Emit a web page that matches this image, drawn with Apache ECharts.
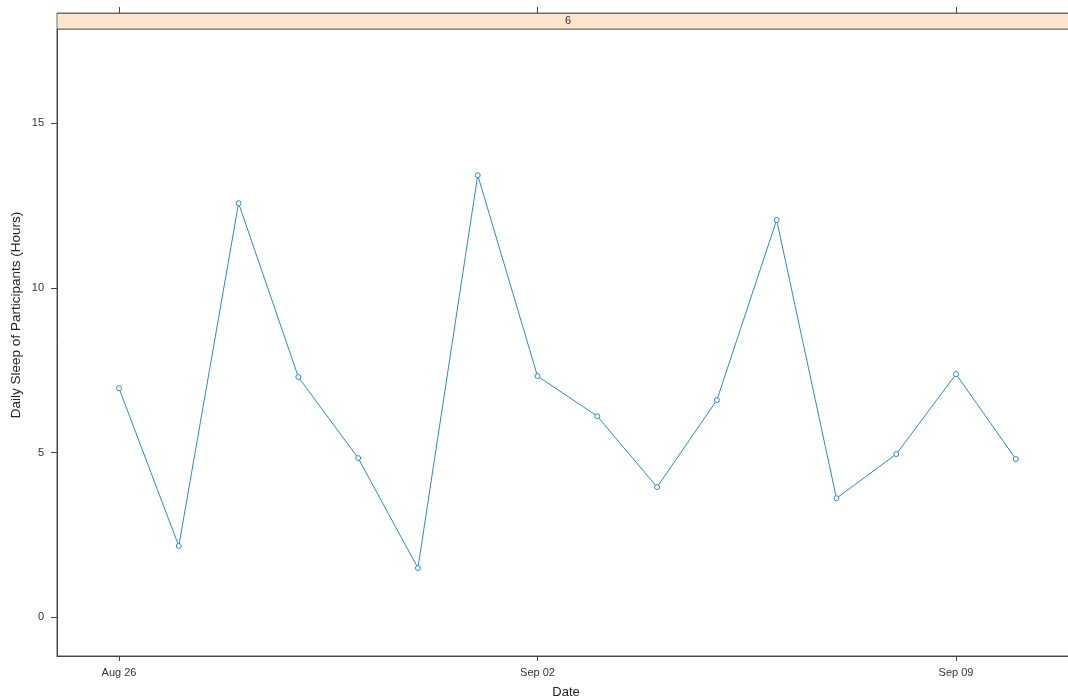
<!DOCTYPE html>
<html>
<head>
<meta charset="utf-8">
<script src="https://cdn.jsdelivr.net/npm/echarts@6/dist/echarts.min.js"></script>
<style>
html,body{margin:0;padding:0;background:#fff;}
#chart{width:1068px;height:700px;}
</style>
</head>
<body>
<div id="chart"></div>
<script>
var dates = ['2023-08-26','2023-08-27','2023-08-28','2023-08-29','2023-08-30','2023-08-31','2023-09-01','2023-09-02','2023-09-03','2023-09-04','2023-09-05','2023-09-06','2023-09-07','2023-09-08','2023-09-09','2023-09-10'];
var sleepHours = [6.95, 2.16, 12.57, 7.29, 4.83, 1.49, 13.42, 7.32, 6.10, 3.95, 6.59, 12.06, 3.61, 4.95, 7.38, 4.80];
var xTickDates = ['2023-08-26','2023-09-02','2023-09-09'];
var xTickLabels = ['Aug 26','Sep 02','Sep 09'];
var yTicks = [0, 5, 10, 15];
var stripLabel = '6';
var xTitle = 'Date';
var yTitle = 'Daily Sleep of Participants (Hours)';

var DAY = 86400000;
function ts(s){ var p = s.split('-'); return Date.UTC(+p[0], +p[1]-1, +p[2]); }
var t0 = ts(dates[0]);
var xMin = t0 - 1.037 * DAY;
var xMax = t0 + 16.057 * DAY;
var tickTs = xTickDates.map(ts);
var labelMap = {};
tickTs.forEach(function(t, i){ labelMap[t] = xTickLabels[i]; });

var lineColor = '#2a8cc8';
var axisColor = '#444';
var font = 'Liberation Sans, Arial, sans-serif';

var chart = echarts.init(document.getElementById('chart'), null, {renderer: 'canvas'});
chart.setOption({
  animation: false,
  backgroundColor: '#fff',
  grid: [
    {left: 57, top: 29, width: 1022, height: 627, show: true, borderColor: '#555', borderWidth: 1, backgroundColor: 'transparent', outerBoundsMode: 'none', containLabel: false},
    {left: 57, top: 13, width: 1022, height: 16, show: true, borderColor: '#6e6e6e', borderWidth: 1, backgroundColor: '#ffe5cc', outerBoundsMode: 'none', containLabel: false}
  ],
  xAxis: [
    {
      type: 'value', gridIndex: 0, min: xMin, max: xMax, position: 'bottom',
      axisLine: {show: true, onZero: false, lineStyle: {color: axisColor, width: 1}},
      axisTick: {show: true, inside: false, length: 5, customValues: tickTs, lineStyle: {color: axisColor}},
      axisLabel: {show: true, customValues: tickTs, margin: 11, fontFamily: font, fontSize: 11, color: '#333',
        formatter: function(v){ return labelMap[v] || ''; }},
      splitLine: {show: false}
    },
    {
      type: 'value', gridIndex: 1, min: xMin, max: xMax, position: 'top',
      axisLine: {show: true, onZero: false, lineStyle: {color: '#6e6e6e', width: 1}},
      axisTick: {show: true, inside: false, length: 6, customValues: tickTs, lineStyle: {color: axisColor}},
      axisLabel: {show: false},
      splitLine: {show: false}
    }
  ],
  yAxis: [
    {
      type: 'value', gridIndex: 0, min: -1.18, max: 17.86,
      axisLine: {show: true, onZero: false, lineStyle: {color: axisColor, width: 1}},
      axisTick: {show: true, inside: false, length: 6, customValues: yTicks, lineStyle: {color: axisColor}},
      axisLabel: {show: true, customValues: yTicks, margin: 13, fontFamily: font, fontSize: 11, color: '#333'},
      splitLine: {show: false}
    },
    {
      type: 'value', gridIndex: 1, min: 0, max: 1,
      axisLine: {show: false}, axisTick: {show: false}, axisLabel: {show: false}, splitLine: {show: false}
    }
  ],
  graphic: [
    {type: 'text', x: 568, y: 21, style: {text: stripLabel, font: '11px Liberation Sans, Arial, sans-serif', fill: '#333', align: 'center', verticalAlign: 'middle'}},
    {type: 'text', x: 566, y: 692, style: {text: xTitle, font: '13px Liberation Sans, Arial, sans-serif', fill: '#222', align: 'center', verticalAlign: 'middle'}},
    {type: 'text', x: 16, y: 315, rotation: Math.PI / 2, style: {text: yTitle, font: '13.5px Liberation Sans, Arial, sans-serif', fill: '#222', align: 'center', verticalAlign: 'middle'}}
  ],
  series: [{
    type: 'line', xAxisIndex: 0, yAxisIndex: 0,
    data: dates.map(function(d, i){ return [ts(d), sleepHours[i]]; }),
    symbol: 'circle', symbolSize: 5, showAllSymbol: true,
    lineStyle: {color: lineColor, width: 1},
    itemStyle: {color: '#fff', borderColor: lineColor, borderWidth: 1},
    clip: false
  }]
});
</script>
</body>
</html>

-=-=-

◆ Aim of the exercise
Copy the listing exactly. Any image in it stays out of the copy.

◆ Solution to this exercise
Emit a web page that matches this image, drawn with Apache ECharts.
<!DOCTYPE html>
<html>
<head>
<meta charset="utf-8">
<script src="https://cdn.jsdelivr.net/npm/echarts@6/dist/echarts.min.js"></script>
<style>
html,body{margin:0;padding:0;background:#fff;}
#chart{width:1068px;height:700px;}
</style>
</head>
<body>
<div id="chart"></div>
<script>
var dates = ['2023-08-26','2023-08-27','2023-08-28','2023-08-29','2023-08-30','2023-08-31','2023-09-01','2023-09-02','2023-09-03','2023-09-04','2023-09-05','2023-09-06','2023-09-07','2023-09-08','2023-09-09','2023-09-10'];
var sleepHours = [6.95, 2.16, 12.57, 7.29, 4.83, 1.49, 13.42, 7.32, 6.10, 3.95, 6.59, 12.06, 3.61, 4.95, 7.38, 4.80];
var xTickDates = ['2023-08-26','2023-09-02','2023-09-09'];
var xTickLabels = ['Aug 26','Sep 02','Sep 09'];
var yTicks = [0, 5, 10, 15];
var stripLabel = '6';
var xTitle = 'Date';
var yTitle = 'Daily Sleep of Participants (Hours)';

var DAY = 86400000;
function ts(s){ var p = s.split('-'); return Date.UTC(+p[0], +p[1]-1, +p[2]); }
var t0 = ts(dates[0]);
var xMin = t0 - 1.037 * DAY;
var xMax = t0 + 16.057 * DAY;
var tickTs = xTickDates.map(ts);
var labelMap = {};
tickTs.forEach(function(t, i){ labelMap[t] = xTickLabels[i]; });

var lineColor = '#2a8cc8';
var axisColor = '#444';
var font = 'Liberation Sans, Arial, sans-serif';

var chart = echarts.init(document.getElementById('chart'), null, {renderer: 'canvas'});
chart.setOption({
  animation: false,
  backgroundColor: '#fff',
  grid: [
    {left: 57, top: 29, width: 1022, height: 627, show: true, borderColor: '#555', borderWidth: 1, backgroundColor: 'transparent', outerBoundsMode: 'none', containLabel: false},
    {left: 57, top: 13, width: 1022, height: 16, show: true, borderColor: '#6e6e6e', borderWidth: 1, backgroundColor: '#ffe5cc', outerBoundsMode: 'none', containLabel: false}
  ],
  xAxis: [
    {
      type: 'value', gridIndex: 0, min: xMin, max: xMax, position: 'bottom',
      axisLine: {show: true, onZero: false, lineStyle: {color: axisColor, width: 1}},
      axisTick: {show: true, inside: false, length: 5, customValues: tickTs, lineStyle: {color: axisColor}},
      axisLabel: {show: true, customValues: tickTs, margin: 11, fontFamily: font, fontSize: 11, color: '#333',
        formatter: function(v){ return labelMap[v] || ''; }},
      splitLine: {show: false}
    },
    {
      type: 'value', gridIndex: 1, min: xMin, max: xMax, position: 'top',
      axisLine: {show: true, onZero: false, lineStyle: {color: '#6e6e6e', width: 1}},
      axisTick: {show: true, inside: false, length: 6, customValues: tickTs, lineStyle: {color: axisColor}},
      axisLabel: {show: false},
      splitLine: {show: false}
    }
  ],
  yAxis: [
    {
      type: 'value', gridIndex: 0, min: -1.18, max: 17.86,
      axisLine: {show: true, onZero: false, lineStyle: {color: axisColor, width: 1}},
      axisTick: {show: true, inside: false, length: 6, customValues: yTicks, lineStyle: {color: axisColor}},
      axisLabel: {show: true, customValues: yTicks, margin: 13, fontFamily: font, fontSize: 11, color: '#333'},
      splitLine: {show: false}
    },
    {
      type: 'value', gridIndex: 1, min: 0, max: 1,
      axisLine: {show: false}, axisTick: {show: false}, axisLabel: {show: false}, splitLine: {show: false}
    }
  ],
  graphic: [
    {type: 'text', x: 568, y: 21, style: {text: stripLabel, font: '11px Liberation Sans, Arial, sans-serif', fill: '#333', align: 'center', verticalAlign: 'middle'}},
    {type: 'text', x: 566, y: 692, style: {text: xTitle, font: '13px Liberation Sans, Arial, sans-serif', fill: '#222', align: 'center', verticalAlign: 'middle'}},
    {type: 'text', x: 16, y: 315, rotation: Math.PI / 2, style: {text: yTitle, font: '13.5px Liberation Sans, Arial, sans-serif', fill: '#222', align: 'center', verticalAlign: 'middle'}}
  ],
  series: [{
    type: 'line', xAxisIndex: 0, yAxisIndex: 0,
    data: dates.map(function(d, i){ return [ts(d), sleepHours[i]]; }),
    symbol: 'circle', symbolSize: 5, showAllSymbol: true,
    lineStyle: {color: lineColor, width: 1},
    itemStyle: {color: '#fff', borderColor: lineColor, borderWidth: 1},
    clip: false
  }]
});
</script>
</body>
</html>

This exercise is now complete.